- [What the exercise asks]: Give back the full listing verbatim, apart from its images.

- [Data shown]:
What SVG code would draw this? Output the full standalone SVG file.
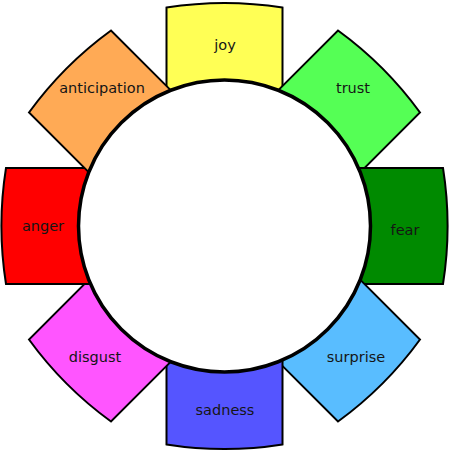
<svg xmlns="http://www.w3.org/2000/svg" width="450" height="454" viewBox="0 0 450 454">
<style>
.petal{stroke:#000;stroke-width:2;stroke-linejoin:miter}
.lbl{font-family:"DejaVu Sans","Verdana",sans-serif;font-size:14.5px;fill:#151515;text-anchor:middle}
.hub{fill:#fff;stroke:#000;stroke-width:3.5}
</style>
<defs>
<path id="petalShape" d="M -58,-120 L -58,-218.5 A 370 370 0 0 1 58,-218.5 L 58,-120 Z"/>
</defs>
<g id="connectors"></g>
<g id="joy"><use href="#petalShape" class="petal" fill="#ffff55" transform="translate(224.5,226) rotate(0)"/></g>
<g id="trust"><use href="#petalShape" class="petal" fill="#55ff55" transform="translate(224.5,226) rotate(45)"/></g>
<g id="fear"><use href="#petalShape" class="petal" fill="#008a00" transform="translate(224.5,226) rotate(90)"/></g>
<g id="surprise"><use href="#petalShape" class="petal" fill="#59bdff" transform="translate(224.5,226) rotate(135)"/></g>
<g id="sadness"><use href="#petalShape" class="petal" fill="#5555ff" transform="translate(224.5,226) rotate(180)"/></g>
<g id="disgust"><use href="#petalShape" class="petal" fill="#ff55ff" transform="translate(224.5,226) rotate(225)"/></g>
<g id="anger"><use href="#petalShape" class="petal" fill="#ff0000" transform="translate(224.5,226) rotate(270)"/></g>
<g id="anticipation"><use href="#petalShape" class="petal" fill="#ffaa55" transform="translate(224.5,226) rotate(315)"/></g>
<g id="center"><circle class="hub" cx="224.5" cy="226" r="146"/></g>
<g id="labels">
<text class="lbl" x="225" y="50">joy</text>
<text class="lbl" x="353" y="93">trust</text>
<text class="lbl" x="405" y="235">fear</text>
<text class="lbl" x="356" y="362">surprise</text>
<text class="lbl" x="225" y="415">sadness</text>
<text class="lbl" x="95" y="362">disgust</text>
<text class="lbl" x="43" y="231">anger</text>
<text class="lbl" x="102" y="93">anticipation</text>
</g>
</svg>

- [Response to the exercise]:
What SVG code would draw this? Output the full standalone SVG file.
<svg xmlns="http://www.w3.org/2000/svg" width="450" height="454" viewBox="0 0 450 454">
<style>
.petal{stroke:#000;stroke-width:2;stroke-linejoin:miter}
.lbl{font-family:"DejaVu Sans","Verdana",sans-serif;font-size:14.5px;fill:#151515;text-anchor:middle}
.hub{fill:#fff;stroke:#000;stroke-width:3.5}
</style>
<defs>
<path id="petalShape" d="M -58,-120 L -58,-218.5 A 370 370 0 0 1 58,-218.5 L 58,-120 Z"/>
</defs>
<g id="connectors"></g>
<g id="joy"><use href="#petalShape" class="petal" fill="#ffff55" transform="translate(224.5,226) rotate(0)"/></g>
<g id="trust"><use href="#petalShape" class="petal" fill="#55ff55" transform="translate(224.5,226) rotate(45)"/></g>
<g id="fear"><use href="#petalShape" class="petal" fill="#008a00" transform="translate(224.5,226) rotate(90)"/></g>
<g id="surprise"><use href="#petalShape" class="petal" fill="#59bdff" transform="translate(224.5,226) rotate(135)"/></g>
<g id="sadness"><use href="#petalShape" class="petal" fill="#5555ff" transform="translate(224.5,226) rotate(180)"/></g>
<g id="disgust"><use href="#petalShape" class="petal" fill="#ff55ff" transform="translate(224.5,226) rotate(225)"/></g>
<g id="anger"><use href="#petalShape" class="petal" fill="#ff0000" transform="translate(224.5,226) rotate(270)"/></g>
<g id="anticipation"><use href="#petalShape" class="petal" fill="#ffaa55" transform="translate(224.5,226) rotate(315)"/></g>
<g id="center"><circle class="hub" cx="224.5" cy="226" r="146"/></g>
<g id="labels">
<text class="lbl" x="225" y="50">joy</text>
<text class="lbl" x="353" y="93">trust</text>
<text class="lbl" x="405" y="235">fear</text>
<text class="lbl" x="356" y="362">surprise</text>
<text class="lbl" x="225" y="415">sadness</text>
<text class="lbl" x="95" y="362">disgust</text>
<text class="lbl" x="43" y="231">anger</text>
<text class="lbl" x="102" y="93">anticipation</text>
</g>
</svg>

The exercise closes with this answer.